Monitors Blast Draft National Election Rules

Election monitors and the SRP have slammed new draft rules for the upcoming national election, saying they do not address the problems experienced in previous polling days.

The draft regulations were distributed by the National Election Committee last week to NGOs and political parties. Those groups have until Feb 20 to make recommendations.

NEC President Im Suosdey claimed last week that controversial issues such as the distribution of voter information notices, equal media access, and the use of state funds for political campaigning had been comprehensively addressed this time.

But Koul Panha, director of the Committee for Free and Fair Elections in Cambodia, said this was not the case.

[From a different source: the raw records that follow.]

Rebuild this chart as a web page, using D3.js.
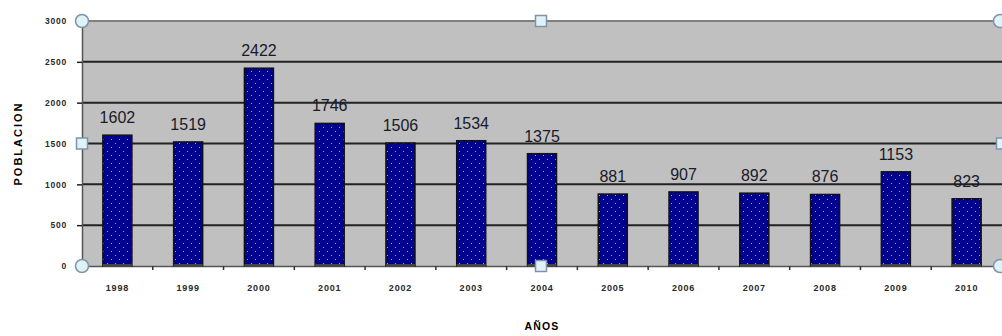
<!DOCTYPE html>
<html>
<head>
<meta charset="utf-8">
<script src="https://cdn.jsdelivr.net/npm/d3@7"></script>
<style>
  body { margin: 0; background: #fff; }
  svg { display: block; }
  .ytick text { font-family: Arial, "Liberation Sans", sans-serif; font-size: 8.5px; font-weight: bold; fill: #2a2a2a; letter-spacing: 0.8px; }
  .xtick text { font-family: Arial, "Liberation Sans", sans-serif; font-size: 9px; font-weight: bold; fill: #2a2a2a; letter-spacing: 0.8px; }
</style>
</head>
<body>
<div id="chart"></div>
<script>
const years = ['1998', '1999', '2000', '2001', '2002', '2003', '2004', '2005', '2006', '2007', '2008', '2009', '2010'];
const poblacion = [1602, 1519, 2422, 1746, 1506, 1534, 1375, 881, 907, 892, 876, 1153, 823];
const yTicks = [0, 500, 1000, 1500, 2000, 2500, 3000];

const W = 1002, H = 336;
const margin = { top: 21, right: 0, bottom: 70, left: 82 };
const plotW = W - margin.left - margin.right;
const plotH = H - margin.top - margin.bottom;

const svg = d3.select('#chart').append('svg')
  .attr('width', W)
  .attr('height', H);

const defs = svg.append('defs');
const pat = defs.append('pattern')
  .attr('id', 'dots')
  .attr('patternUnits', 'userSpaceOnUse')
  .attr('width', 8).attr('height', 8);
pat.append('rect').attr('width', 8).attr('height', 8).attr('fill', '#000090');
pat.append('rect').attr('x', 1).attr('y', 2).attr('width', 1).attr('height', 1).attr('fill', '#9aa0ff');
pat.append('rect').attr('x', 5).attr('y', 6).attr('width', 1).attr('height', 1).attr('fill', '#9aa0ff');

const x = d3.scaleBand().domain(years).range([0, plotW]).paddingInner(0.59).paddingOuter(0.295);
const y = d3.scaleLinear().domain([0, 3000]).range([plotH, 0]);

const chart = svg.append('g')
  .attr('transform', `translate(${margin.left}, ${margin.top})`);

// plot background
chart.append('rect')
  .attr('width', plotW).attr('height', plotH)
  .attr('fill', '#c0c0c0');

// gridlines
chart.selectAll('.grid')
  .data(yTicks.filter(d => d > 0))
  .enter().append('line')
  .attr('class', 'grid')
  .attr('x1', 0).attr('x2', plotW)
  .attr('y1', d => y(d)).attr('y2', d => y(d))
  .attr('stroke', d => d === 3000 ? '#808080' : '#222')
  .attr('stroke-width', 2);

// y axis
const yAxis = chart.append('g')
  .attr('class', 'ytick')
  .call(d3.axisLeft(y).tickValues(yTicks).tickFormat(d3.format('d')).tickSize(5).tickPadding(10));
yAxis.select('.domain').attr('stroke', '#555').attr('stroke-width', 1.5);
yAxis.selectAll('line').attr('stroke', '#222').attr('stroke-width', 1.5);

// x axis with ticks between categories
const xAxis = chart.append('g')
  .attr('class', 'xtick')
  .attr('transform', `translate(0, ${plotH})`)
  .call(d3.axisBottom(x).tickSize(0).tickPadding(19));
xAxis.select('.domain').attr('stroke', '#555').attr('stroke-width', 1.5);

chart.append('g').selectAll('line')
  .data(years.slice(1))
  .enter().append('line')
  .attr('x1', d => x(d) - x.step() * x.paddingInner() / 2)
  .attr('x2', d => x(d) - x.step() * x.paddingInner() / 2)
  .attr('y1', plotH).attr('y2', plotH + 4)
  .attr('stroke', '#333').attr('stroke-width', 1.5);

// bars
chart.selectAll('.bar')
  .data(poblacion)
  .enter().append('rect')
  .attr('class', 'bar')
  .attr('x', (d, i) => x(years[i]))
  .attr('y', d => y(d))
  .attr('width', x.bandwidth())
  .attr('height', d => plotH - y(d))
  .attr('fill', 'url(#dots)')
  .attr('stroke', '#111')
  .attr('stroke-width', 1.5);

// base shadow
chart.selectAll('.base')
  .data(poblacion)
  .enter().append('rect')
  .attr('class', 'base')
  .attr('x', (d, i) => x(years[i]))
  .attr('y', plotH - 2)
  .attr('width', x.bandwidth())
  .attr('height', 3)
  .attr('fill', '#444');

// value labels
chart.selectAll('.val')
  .data(poblacion)
  .enter().append('text')
  .attr('class', 'val')
  .attr('x', (d, i) => x(years[i]) + x.bandwidth() / 2)
  .attr('y', d => y(d) - 12)
  .attr('text-anchor', 'middle')
  .attr('font-family', 'Arial, "Liberation Sans", sans-serif')
  .attr('font-size', 16)
  .attr('fill', '#1a1a2a')
  .text(d => d);

// axis titles
svg.append('text')
  .attr('x', margin.left + plotW / 2)
  .attr('y', 330)
  .attr('text-anchor', 'middle')
  .attr('font-family', 'Arial, "Liberation Sans", sans-serif')
  .attr('font-size', 10.5)
  .attr('font-weight', 'bold')
  .attr('letter-spacing', 1.2)
  .text('AÑOS');

svg.append('text')
  .attr('transform', `translate(22, ${margin.top + plotH / 2}) rotate(-90)`)
  .attr('text-anchor', 'middle')
  .attr('font-family', 'Arial, "Liberation Sans", sans-serif')
  .attr('font-size', 11)
  .attr('font-weight', 'bold')
  .attr('letter-spacing', 2)
  .text('POBLACION');

// selection handles
const handleFill = '#dff2f8', handleStroke = '#7f94a8';
const corners = [[0, 0], [0, plotH], [plotW - 2, plotH], [plotW - 2, 0]];
chart.selectAll('.hc')
  .data(corners)
  .enter().append('circle')
  .attr('cx', d => d[0]).attr('cy', d => d[1])
  .attr('r', 6.5)
  .attr('fill', handleFill).attr('stroke', handleStroke).attr('stroke-width', 1.5);
const mids = [[plotW / 2 - 1, 0], [0, plotH / 2], [plotW / 2 - 1, plotH], [plotW, plotH / 2]];
chart.selectAll('.hs')
  .data(mids)
  .enter().append('rect')
  .attr('x', d => d[0] - 5.5).attr('y', d => d[1] - 5.5)
  .attr('width', 11).attr('height', 11)
  .attr('fill', handleFill).attr('stroke', handleStroke).attr('stroke-width', 1.5);
</script>
</body>
</html>
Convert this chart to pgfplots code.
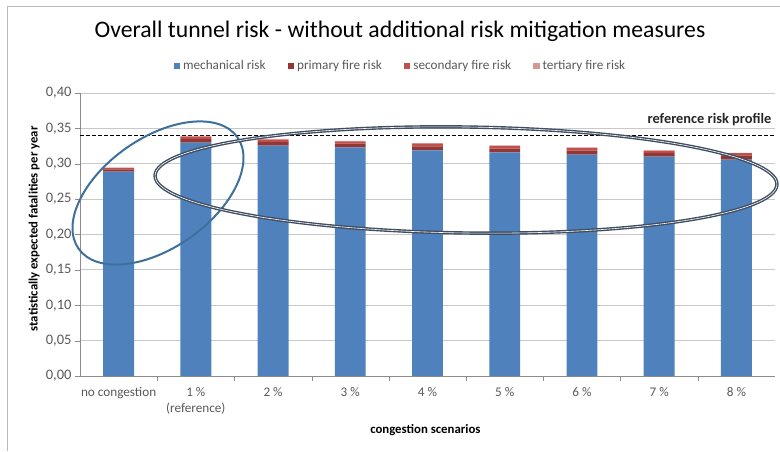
\documentclass[border=0pt]{standalone}
\usepackage{pgfplots}
\pgfplotsset{compat=1.18}
\usepackage{fontspec}
\setmainfont{Carlito}
\definecolor{mech}{HTML}{4F81BD}
\definecolor{prim}{HTML}{943634}
\definecolor{sec}{HTML}{C0504D}
\definecolor{tert}{HTML}{D99694}
\definecolor{tickgrey}{HTML}{595959}
\definecolor{gridgrey}{HTML}{C8C8C8}
\definecolor{axisgrey}{HTML}{8C8C8C}
\definecolor{ellblue}{HTML}{3E709C}
\definecolor{elldark}{HTML}{3F4D61}
\begin{document}
\begin{tikzpicture}[x=1pt,y=1pt]
\clip (0,0) rectangle (780,451);
\draw[gray!55, line width=1pt] (7,0) -- (7,444) -- (780,444);
\node[font=\fontsize{23.7}{28}\selectfont, anchor=center] at (400,420) {Overall tunnel risk - without additional risk mitigation measures};
\begin{axis}[
  at={(80pt,75pt)}, anchor=south west,
  width=695pt, height=283pt, scale only axis,
  ybar stacked, bar width=0.4,
  xmin=-0.5, xmax=8.5, ymin=0, ymax=0.40,
  ytick={0,0.05,...,0.41},
  xtick={0,...,8},
  xticklabels={no congestion, 1 \%\\(reference), 2 \%, 3 \%, 4 \%, 5 \%, 6 \%, 7 \%, 8 \%},
  xticklabel style={align=center, font=\fontsize{13.2}{15.5}\selectfont, text=tickgrey, yshift=-3pt},
  yticklabel style={font=\fontsize{14.5}{16}\selectfont, text=tickgrey},
  /pgf/number format/.cd, fixed, fixed zerofill, precision=2, use comma, assume math mode=true,
  /pgfplots/.cd,
  minor xtick={0.5,1.5,...,7.5},
  major x tick style={draw=none},
  minor x tick style={axisgrey},
  ytick style={axisgrey},
  tick align=outside,
  major tick length=5pt, minor tick length=5pt,
  ymajorgrids, grid style={gridgrey, line width=0.8pt},
  axis line style={axisgrey},
  axis x line*=bottom, axis y line*=left,
  ylabel={statistically expected fatalities per year},
  ylabel style={font=\bfseries\fontsize{12.7}{14}\selectfont, at={(axis description cs:-0.066,0.52)}, anchor=center},
  xlabel={congestion scenarios},
  xlabel style={font=\bfseries\fontsize{12.8}{14}\selectfont, at={(axis description cs:0.497,-0.191)}, anchor=center},
  legend columns=4,
  legend style={at={(0.461,1.095)}, anchor=center, draw=none, fill=none,
    font=\fontsize{13.2}{15}\selectfont, text=tickgrey,
    /tikz/every odd column/.append style={column sep=1pt},
    /tikz/every even column/.append style={column sep=20pt}},
  legend image code/.code={\fill[#1] (0pt,-3pt) rectangle (6.5pt,3.5pt);},
]
\addplot[fill=mech, draw=none] coordinates {(0,0.289) (1,0.330) (2,0.3255) (3,0.323) (4,0.319) (5,0.316) (6,0.313) (7,0.310) (8,0.306)};
\addplot[fill=prim, draw=none] coordinates {(0,0.003) (1,0.005) (2,0.005) (3,0.0055) (4,0.0055) (5,0.0055) (6,0.0055) (7,0.0055) (8,0.006)};
\addplot[fill=sec, draw=none] coordinates {(0,0.002) (1,0.0035) (2,0.0035) (3,0.003) (4,0.0035) (5,0.0035) (6,0.0035) (7,0.003) (8,0.003)};
\addplot[fill=tert, draw=none] coordinates {(0,0.0005) (1,0.001) (2,0.001) (3,0.001) (4,0.001) (5,0.001) (6,0.001) (7,0.0005) (8,0.0005)};
\legend{mechanical risk, primary fire risk, secondary fire risk, tertiary fire risk}
\draw[black, line width=1.3pt, dash pattern=on 4pt off 2pt] (axis cs:-0.5,0.34) -- (axis cs:8.5,0.34);
\node[font=\bfseries\fontsize{14.4}{16}\selectfont, anchor=south east, text=black!85, inner sep=1pt] at (axis cs:8.47,0.34) [yshift=8pt] {reference risk profile};
\end{axis}
\draw[ellblue, line width=2pt, rotate around={35:(158,258)}] (158,258) ellipse [x radius=97pt, y radius=55pt];
\draw[elldark, line width=1.4pt, double=white, double distance=0.6pt, rotate around={-0.8:(466,271)}] (466,271) ellipse [x radius=311pt, y radius=53pt];
\end{tikzpicture}
\end{document}
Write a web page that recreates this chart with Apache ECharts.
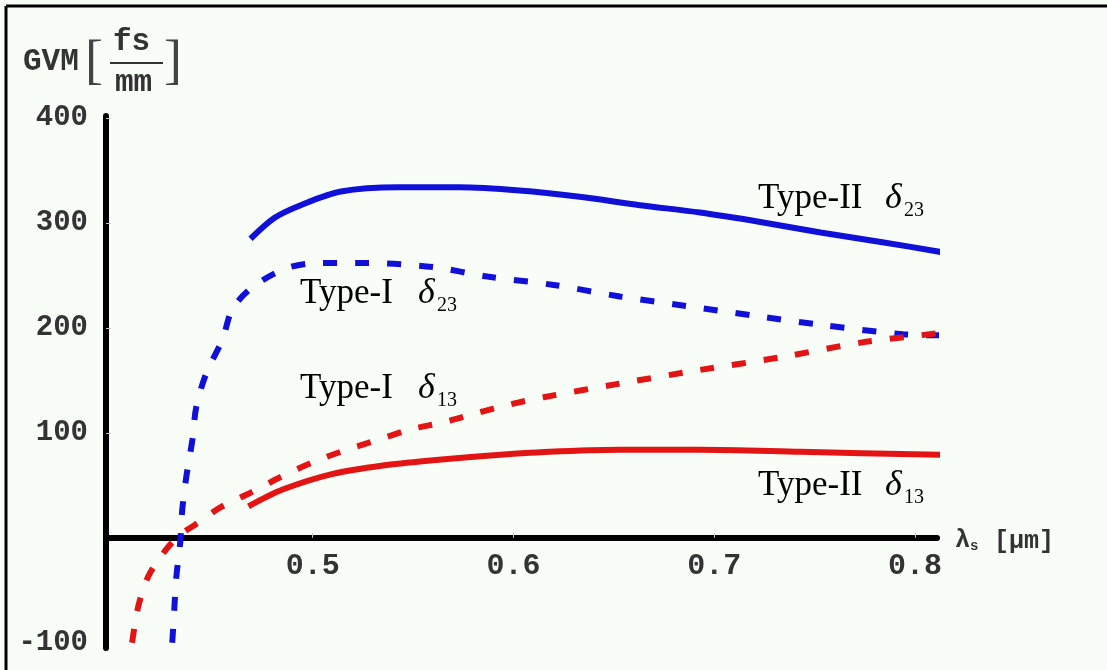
<!DOCTYPE html>
<html>
<head>
<meta charset="utf-8">
<script src="https://cdn.jsdelivr.net/npm/echarts@6/dist/echarts.min.js"></script>
<style>
html,body{margin:0;padding:0;background:#f8fdf8;}
#c{width:1107px;height:670px;}
</style>
</head>
<body>
<div id="c"></div>
<script>
// wavelength (µm), GVM (fs/mm)
const typeII_d23 = [[0.469,285],[0.481,305],[0.494,317],[0.514,330],[0.543,334],[0.573,334],[0.603,331],[0.633,325],[0.663,317],[0.693,310],[0.723,301],[0.753,291],[0.783,282],[0.814,272]];
const typeI_d23 = [[0.430,-100],[0.431,-69],[0.432,-38],[0.434,-4],[0.435,27],[0.437,58],[0.440,93],[0.442,125],[0.447,157],[0.455,189],[0.460,218],[0.470,239],[0.487,257],[0.504,262],[0.527,262],[0.560,258],[0.587,249],[0.620,241],[0.653,230],[0.686,221],[0.719,212],[0.753,203],[0.794,194],[0.812,193]];
const typeI_d13 = [[0.410,-100],[0.413,-66],[0.418,-37],[0.427,-11],[0.434,3],[0.441,12],[0.454,29],[0.469,43],[0.484,58],[0.500,72],[0.517,84],[0.532,93],[0.548,103],[0.565,110],[0.582,119],[0.598,127],[0.615,134],[0.653,147],[0.693,160],[0.733,172],[0.773,186],[0.812,195]];
const typeII_d13 = [[0.468,30],[0.485,46],[0.510,61],[0.535,69],[0.560,74],[0.585,78],[0.618,82],[0.653,84],[0.693,84],[0.743,82],[0.814,79]];
const xTicks = [0.5,0.6,0.7,0.8];
const yTicks = [-100,100,200,300,400];

const BLUE = '#1010d8', RED = '#e31414';
const mono = '"Liberation Mono", "DejaVu Sans Mono", monospace';
const serif = '"Liberation Serif", "DejaVu Serif", serif';

const Y_MIN = -105, Y_MAX = 402, GRID_TOP = 116, GRID_H = 532;
// distance from grid bottom up to the y=0 line
const zeroOffset = -GRID_H * (0 - Y_MIN) / (Y_MAX - Y_MIN);

function lbl(x, base, main, sub, dx) {
  return [
    {type:'text', left:x, top:base-27, style:{text:main, font:'35px '+serif, fill:'#000'}},
    {type:'text', left:x+dx, top:base-27, style:{text:'δ', font:'italic 36px '+serif, fill:'#000'}},
    {type:'text', left:x+dx+19, top:base-7, style:{text:sub, font:'20px '+serif, fill:'#000'}}
  ];
}

const chart = echarts.init(document.getElementById('c'));
chart.setOption({
  backgroundColor:'#f8fdf8',
  animation:false,
  grid:{left:106, top:GRID_TOP, width:831, height:GRID_H, containLabel:false, outerBoundsMode:'none'},
  xAxis:{
    type:'value', min:0.397, max:0.811, position:'bottom', offset:zeroOffset,
    axisLine:{onZero:false, lineStyle:{color:'#000', width:6}},
    axisTick:{show:true, inside:true, length:5, customValues:xTicks, lineStyle:{color:'#c8c8c8', width:1}},
    axisLabel:{customValues:xTicks, formatter:v=>v.toFixed(1), fontFamily:mono, fontWeight:'bold', fontSize:30, color:'#333', margin:14},
    splitLine:{show:false}
  },
  yAxis:{
    type:'value', min:Y_MIN, max:Y_MAX,
    axisLine:{lineStyle:{color:'#000', width:6}},
    axisTick:{show:true, inside:true, length:5, customValues:yTicks.filter(v=>v!==-100), lineStyle:{color:'#c8c8c8', width:1}},
    axisLabel:{customValues:yTicks, formatter:v=>String(v), fontFamily:mono, fontWeight:'bold', fontSize:29, color:'#333', margin:18},
    splitLine:{show:false}
  },
  series:[
    {type:'line', data:typeII_d23, symbol:'none', smooth:0.3, lineStyle:{color:BLUE, width:6}},
    {type:'line', data:typeI_d23, symbol:'none', smooth:0.3, lineStyle:{color:BLUE, width:6, type:[14,18], cap:'butt'}},
    {type:'line', data:typeI_d13, symbol:'none', smooth:0.3, lineStyle:{color:RED, width:6, type:[14,18], cap:'butt'}},
    {type:'line', data:typeII_d13, symbol:'none', smooth:0.3, lineStyle:{color:RED, width:6}}
  ],
  graphic:[
    {type:'line', shape:{x1:6,y1:6,x2:1107,y2:6}, style:{stroke:'#000', lineWidth:3}},
    {type:'line', shape:{x1:6,y1:6,x2:6,y2:670}, style:{stroke:'#000', lineWidth:3}},
    // y axis title
    {type:'text', left:23, top:47, style:{text:'GVM', font:'bold 31px '+mono, fill:'#333'}},
    {type:'text', left:85, top:37, style:{text:'[', font:'54px '+serif, fill:'#444'}},
    {type:'text', left:113, top:27, style:{text:'fs', font:'bold 31px '+mono, fill:'#333'}},
    {type:'line', shape:{x1:110,y1:63,x2:163,y2:63}, style:{stroke:'#333', lineWidth:2}},
    {type:'text', left:115, top:68, style:{text:'mm', font:'bold 31px '+mono, fill:'#333'}},
    {type:'text', left:164, top:37, style:{text:']', font:'54px '+serif, fill:'#444'}},
    // x axis title
    {type:'text', left:955, top:528, style:{text:'λ', font:'bold 25px '+mono, fill:'#333'}},
    {type:'text', left:970, top:539, style:{text:'s', font:'bold 14px '+mono, fill:'#333'}},
    {type:'text', left:994, top:529, style:{text:'[μm]', font:'bold 25px '+mono, fill:'#333'}},
    ...lbl(758, 208, 'Type-II', '23', 127),
    ...lbl(300, 303, 'Type-I', '23', 118),
    ...lbl(300, 398, 'Type-I', '13', 118),
    ...lbl(758, 495, 'Type-II', '13', 127)
  ]
});
</script>
</body>
</html>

An inadequate complaints procedure, an over-complicated voter accreditation system, a lack of control over “gift-giving” as a means of vote buying, limited access by the opposition to TV and radio outlets and public spaces were just some of the issues the draft rules failed to address, he said.

“Although the environment is better now than previously, the election process itself is still far from international standard,” Koul Panha said.

Puthea Hang, director of the Neutral and Impartial Committee for Free and Fair Elections in Cambodia, was also critical of the lack of new rules, and called for an overhaul of the NEC.

Nicfec is also calling on the government to punish local officials who do not follow election rules, and for more women to be involved in the upper echelons of the NEC. Nicfec will suggest that a more objective means of identifying election problems be set up outside of the NEC, Puthea Hang said.

One of the most serious electoral abuses that has not been addressed, according to SRP lawmaker Kuoy Bun Roeun, is the government’s use of state means to increase the popularity of Prime Minister Hun Sen’s ruling CPP.

He criticized Hun Sen for actively using the platform afforded to him by his position to campaign for his own party.

“The election laws look good in theory, but they need to be en­forced in practice,” Kuoy Bun Roeun said.

Government spokesman and Information Minister Khieu Kanharith defended Hun Sen, saying that the CPP generally campaigned in a cleaner fashion than their rivals.

“We are more dignified,” he said. “We do not curse any party, while they curse us every day.”

The NEC’s old draft regulations were adequate, Khieu Kan­harith said.

“We are ready to abide by these rules,” he said, adding that small problems with voting lists could be remedied.

He also said that voting facilities in some areas needed extending for the elections.

According to Im Suosdey, commune election councils will distribute voter information notices in May to 8,132,062 voters in advance of the July 27 election.

A further $1 million was needed to fund the election, which is estimated to cost $17 million in total this year, NEC Secretary-General Tep Nytha said.

So far, the government has contributed $10 million toward the cost and Japan $2.9 million, he said, with more coming from other donor countries.